The National Association of Tax Professionals (NATP) is closely monitoring reports that the newly established Department of Government Efficiency (DOGE) may gain access to sensitive taxpayer data housed within the IRS. As an organization committed to upholding the integrity and security of the tax system, NATP believes taxpayer trust depends on strict data protections and clear legal boundaries.

“Taxpayer confidence in the system relies on strong safeguards that protect personal and financial information,” said NATP CEO Scott Artman, CPA, CGMA. “Expanding access to confidential tax records without strong oversight and safeguards risks compromising security and erodes public trust. Any changes must be clear, properly regulated and consistent with the Taxpayer Bill of Rights and the Taxpayer First Act.”

NATP urges policymakers to ensure that taxpayer information remains secure and that any modifications to access follow strict guidelines.
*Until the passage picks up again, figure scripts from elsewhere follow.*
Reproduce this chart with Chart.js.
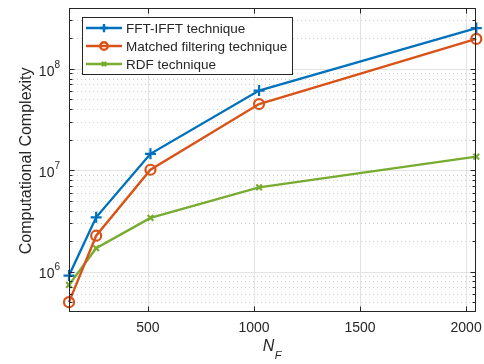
<!DOCTYPE html>
<html>
<head>
<meta charset="utf-8">
<script src="https://cdn.jsdelivr.net/npm/chart.js@4.4.1/dist/chart.umd.min.js"></script>
<style>
  html, body { margin: 0; padding: 0; background: #fff; }
  #wrap { width: 484px; height: 364px; }
</style>
</head>
<body>
<div id="wrap"><canvas id="c" width="484" height="364"></canvas></div>
<script>
  // values
  const nF = [128, 256, 512, 1024, 2048];
  const fftIfft = [9.15e5, 3.43e6, 1.45e7, 6.1e7, 2.52e8];
  const matched = [5.0e5, 2.26e6, 1.01e7, 4.49e7, 1.97e8];
  const rdf = [7.4e5, 1.7e6, 3.39e6, 6.77e6, 1.36e7];
  const seriesNames = ["FFT-IFFT technique", "Matched filtering technique", "RDF technique"];
  const xTicks = [500, 1000, 1500, 2000];
  const yTicks = [1e6, 1e7, 1e8];
  const yMin = 4e5;
  const yMax = 4e8;

  const FONT = "'Liberation Sans', Arial, sans-serif";
  const TXT = "#262626";

  function pts(ys) {
    return nF.map((x, i) => ({ x, y: ys[i] }));
  }

  function minorValues() {
    const out = [];
    for (let e = 5; e <= 8; e++) {
      for (let k = 2; k <= 9; k++) {
        const v = k * Math.pow(10, e);
        if (v > yMin && v < yMax) out.push(v);
      }
    }
    return out;
  }

  const matlabAxes = {
    id: "matlabAxes",
    beforeDatasetsDraw(chart) {
      const { ctx, chartArea: a, scales } = chart;
      const xs = scales.x, ys = scales.y;
      ctx.save();
      ctx.beginPath();
      ctx.rect(a.left, a.top, a.right - a.left, a.bottom - a.top);
      ctx.clip();
      // minor dotted grid
      ctx.strokeStyle = "#cfcfcf";
      ctx.lineWidth = 1;
      ctx.setLineDash([1, 3]);
      minorValues().forEach((v) => {
        const y = Math.round(ys.getPixelForValue(v)) + 0.5;
        ctx.beginPath();
        ctx.moveTo(a.left, y);
        ctx.lineTo(a.right, y);
        ctx.stroke();
      });
      ctx.setLineDash([]);
      // major grid
      ctx.strokeStyle = "#e3e3e3";
      yTicks.forEach((v) => {
        const y = Math.round(ys.getPixelForValue(v)) + 0.5;
        ctx.beginPath();
        ctx.moveTo(a.left, y);
        ctx.lineTo(a.right, y);
        ctx.stroke();
      });
      xTicks.forEach((v) => {
        const x = Math.round(xs.getPixelForValue(v)) + 0.5;
        ctx.beginPath();
        ctx.moveTo(x, a.top);
        ctx.lineTo(x, a.bottom);
        ctx.stroke();
      });
      ctx.restore();
    },
    afterDatasetsDraw(chart) {
      const { ctx, chartArea: a, scales } = chart;
      const xs = scales.x, ys = scales.y;
      const L = Math.round(a.left) + 0.5, R = Math.round(a.right) - 0.5;
      const T = Math.round(a.top) + 0.5, B = Math.round(a.bottom) - 0.5;
      ctx.save();
      ctx.strokeStyle = TXT;
      ctx.lineWidth = 1;
      ctx.strokeRect(L, T, R - L, B - T);

      // tick marks, pointing inward
      ctx.beginPath();
      xTicks.forEach((v) => {
        const x = Math.round(xs.getPixelForValue(v)) + 0.5;
        ctx.moveTo(x, B); ctx.lineTo(x, B - 5);
        ctx.moveTo(x, T); ctx.lineTo(x, T + 5);
      });
      yTicks.forEach((v) => {
        const y = Math.round(ys.getPixelForValue(v)) + 0.5;
        ctx.moveTo(L, y); ctx.lineTo(L + 5, y);
        ctx.moveTo(R, y); ctx.lineTo(R - 5, y);
      });
      minorValues().forEach((v) => {
        const y = Math.round(ys.getPixelForValue(v)) + 0.5;
        ctx.moveTo(L, y); ctx.lineTo(L + 3, y);
        ctx.moveTo(R, y); ctx.lineTo(R - 3, y);
      });
      ctx.stroke();

      // x tick labels
      ctx.fillStyle = TXT;
      ctx.font = "14px " + FONT;
      ctx.textAlign = "center";
      ctx.textBaseline = "middle";
      xTicks.forEach((v) => {
        ctx.fillText(String(v), xs.getPixelForValue(v), a.bottom + 16);
      });

      // y tick labels as 10 with a raised exponent
      yTicks.forEach((v) => {
        const y = ys.getPixelForValue(v);
        const exp = String(Math.round(Math.log10(v)));
        ctx.font = "10px " + FONT;
        const ew = ctx.measureText(exp).width;
        ctx.textAlign = "left";
        ctx.fillText(exp, a.left - 10 - ew + 1, y - 4);
        ctx.font = "14px " + FONT;
        ctx.textAlign = "right";
        ctx.fillText("10", a.left - 10 - ew + 1, y + 3);
      });

      // y axis title
      ctx.save();
      ctx.translate(27, (a.top + a.bottom) / 2 + 1);
      ctx.rotate(-Math.PI / 2);
      ctx.font = "16px " + FONT;
      ctx.textAlign = "center";
      ctx.fillText("Computational Complexity", 0, 0);
      ctx.restore();

      // x axis title N_F
      ctx.font = "italic 16px " + FONT;
      ctx.textAlign = "left";
      const cx = (a.left + a.right) / 2;
      ctx.fillText("N", cx - 10, 347);
      ctx.font = "italic 11px " + FONT;
      ctx.fillText("F", cx + 2, 356);

      // legend
      const lx = 82, ly = 17, lw = 210, lh = 57;
      ctx.fillStyle = "#ffffff";
      ctx.fillRect(lx, ly, lw, lh);
      ctx.strokeStyle = TXT;
      ctx.strokeRect(lx + 0.5, ly + 0.5, lw, lh);
      chart.data.datasets.forEach((ds, i) => {
        const yy = 28 + i * 18;
        ctx.strokeStyle = ds.borderColor;
        ctx.lineWidth = ds.borderWidth;
        ctx.beginPath();
        ctx.moveTo(86, yy);
        ctx.lineTo(122, yy);
        ctx.stroke();
        ctx.fillStyle = "rgba(0,0,0,0)";
        Chart.helpers.drawPoint(ctx, {
          pointStyle: ds.pointStyle,
          radius: ds.pointRadius * 0.75,
          borderWidth: 2,
          rotation: 0
        }, 104, yy);
        ctx.fillStyle = TXT;
        ctx.font = "13.5px " + FONT;
        ctx.textAlign = "left";
        ctx.textBaseline = "middle";
        ctx.fillText(ds.label, 126, yy + 1);
      });
      ctx.restore();
    }
  };

  function makeSet(label, values, color, style, radius) {
    return {
      label,
      data: pts(values),
      borderColor: color,
      backgroundColor: color,
      borderWidth: 2.4,
      pointStyle: style,
      pointRadius: radius,
      pointHoverRadius: radius,
      pointBorderWidth: 2.2,
      pointBorderColor: color,
      pointBackgroundColor: "rgba(0,0,0,0)",
      tension: 0,
      clip: false
    };
  }

  new Chart(document.getElementById("c"), {
    type: "line",
    data: {
      datasets: [
        makeSet(seriesNames[0], fftIfft, "#0072BD", "cross", 5.5),
        makeSet(seriesNames[1], matched, "#D95319", "circle", 5),
        makeSet(seriesNames[2], rdf, "#77AC30", "crossRot", 4)
      ]
    },
    options: {
      responsive: false,
      animation: false,
      layout: { padding: { left: 69, right: 5, top: 5, bottom: 52 } },
      plugins: { legend: { display: false }, tooltip: { enabled: false } },
      scales: {
        x: { type: "linear", min: 128, max: 2048, display: false },
        y: { type: "logarithmic", min: yMin, max: yMax, display: false }
      }
    },
    plugins: [matlabAxes]
  });
</script>
</body>
</html>
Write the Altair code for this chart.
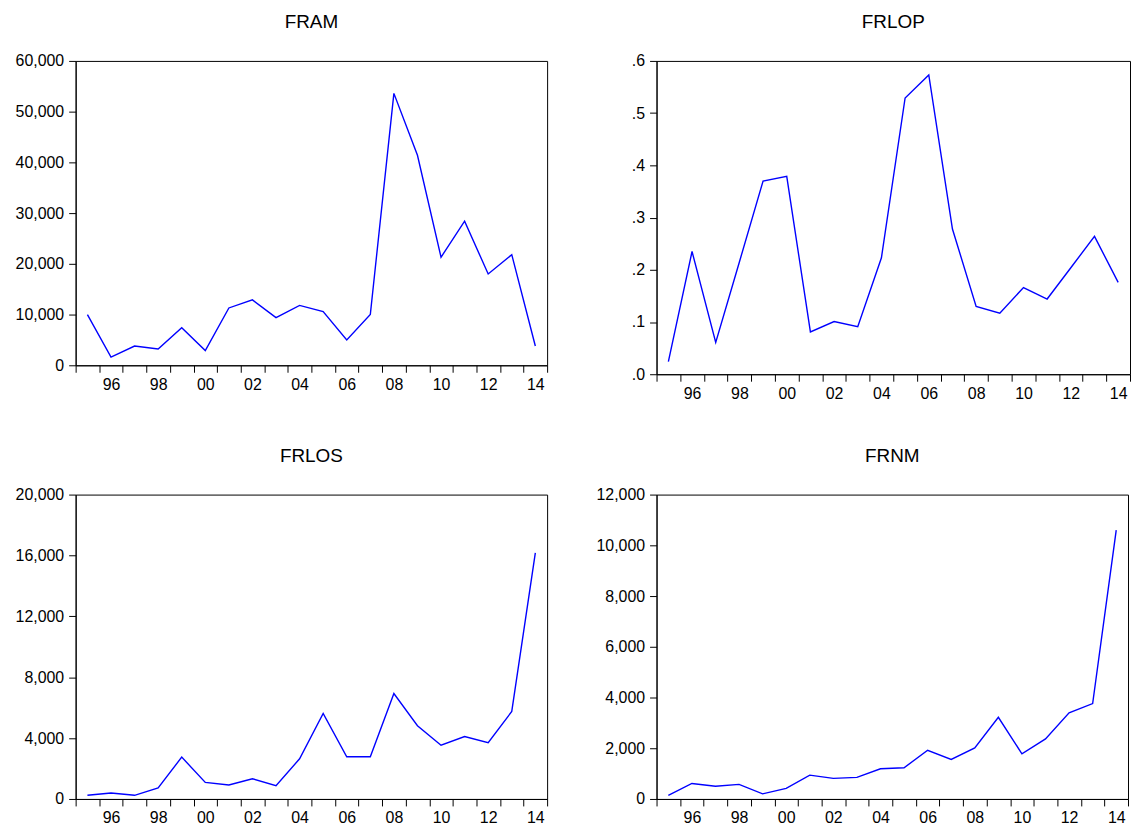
import altair as alt
import pandas as pd

years = list(range(1995, 2015))

fram = [10000, 1600, 3800, 3200, 7400, 2900, 11300, 12900, 9400, 11800,
        10600, 5000, 10000, 53600, 41400, 21300, 28400, 18000, 21800, 3800]
frlop = [0.024, 0.235, 0.061, 0.215, 0.370, 0.379, 0.081, 0.101, 0.091, 0.223,
         0.529, 0.573, 0.278, 0.130, 0.117, 0.166, 0.144, 0.204, 0.264, 0.176]
frlos = [240, 390, 240, 720, 2750, 1090, 920, 1330, 870, 2640,
         5620, 2770, 2770, 6930, 4810, 3530, 4100, 3700, 5750, 16170]
frnm = [140, 610, 500, 575, 200, 420, 940, 810, 850, 1190,
        1230, 1920, 1560, 2010, 3220, 1780, 2370, 3400, 3760, 10600]

FONT = "Liberation Sans"
TICK = 7


def panel(name, values, ymax, yticks, w, h, ylabel_expr=None):
    df = pd.DataFrame({"year": years, "value": values})
    df["pos"] = df["year"] + 0.5
    yaxis_kw = dict(values=yticks, grid=False, title=None, tickSize=TICK,
                    labelPadding=5, labelFontSize=16, labelColor="black",
                    tickColor="black", domainColor="black", labelFont=FONT,
                    labelOverlap=False, labelFlush=False)
    if ylabel_expr:
        yaxis_kw["labelExpr"] = ylabel_expr
    else:
        yaxis_kw["format"] = ",.0f"
    xscale = alt.Scale(domain=[1995, 2015], nice=False, zero=False)
    return alt.Chart(df).mark_line(color="#0000ff", strokeWidth=1.4).encode(
        x=alt.X("pos:Q", scale=xscale,
                axis=alt.Axis(values=list(range(1995, 2016)), grid=False, title=None,
                              tickSize=TICK, labelPadding=4, labelFontSize=16,
                              labelColor="black", tickColor="black",
                              domainColor="black", labelFont=FONT,
                              labelOverlap=False, labelFlush=False,
                              labelOffset={"condition": {"test": "datum.value >= 2015",
                                                         "value": 0},
                                           "value": w / 40},
                              labelExpr="(datum.value % 2 == 0 && datum.value < 2015) ? format(datum.value % 100, '02d') : ''")),
        y=alt.Y("value:Q", scale=alt.Scale(domain=[0, ymax], nice=False),
                axis=alt.Axis(**yaxis_kw)),
    ).properties(
        width=w, height=h,
        title=alt.TitleParams(name, fontSize=19, font=FONT, fontWeight="normal",
                              color="black", offset=21, anchor="middle"),
    )


p1 = panel("FRAM", fram, 60000, list(range(0, 60001, 10000)), 474, 306)
p2 = panel("FRLOP", frlop, 0.6, [0, 0.1, 0.2, 0.3, 0.4, 0.5, 0.6], 476, 315,
           ylabel_expr="replace(format(datum.value, '.1f'), '0.', '.')")
p3 = panel("FRLOS", frlos, 20000, list(range(0, 20001, 4000)), 474, 306)
p4 = panel("FRNM", frnm, 12000, list(range(0, 12001, 2000)), 474, 306)

row1 = alt.hconcat(p1, p2, spacing=83)
row2 = alt.hconcat(p3, p4, spacing=47)

chart = alt.vconcat(row1, row2, spacing=44).properties(
    padding={"left": 6, "top": 2, "right": 0, "bottom": 0},
    background="white",
).configure_view(stroke="black", strokeWidth=1)

chart.save("out.html", embed_options={"renderer": "svg", "actions": False})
Unauthorized or unclear access to this data presents significant risks, including potential misuse and breaches that could undermine the integrity of tax administration.

To reinforce these concerns, NATP has formally addressed this issue in a letter to Congress, urging lawmakers to uphold the highest standards of oversight, transparency and regulatory compliance in any proposed changes to data access.

As discussions around DOGE’s role continue, NATP will advocate for policies that maintain taxpayer protections while supporting a fair and efficient tax system.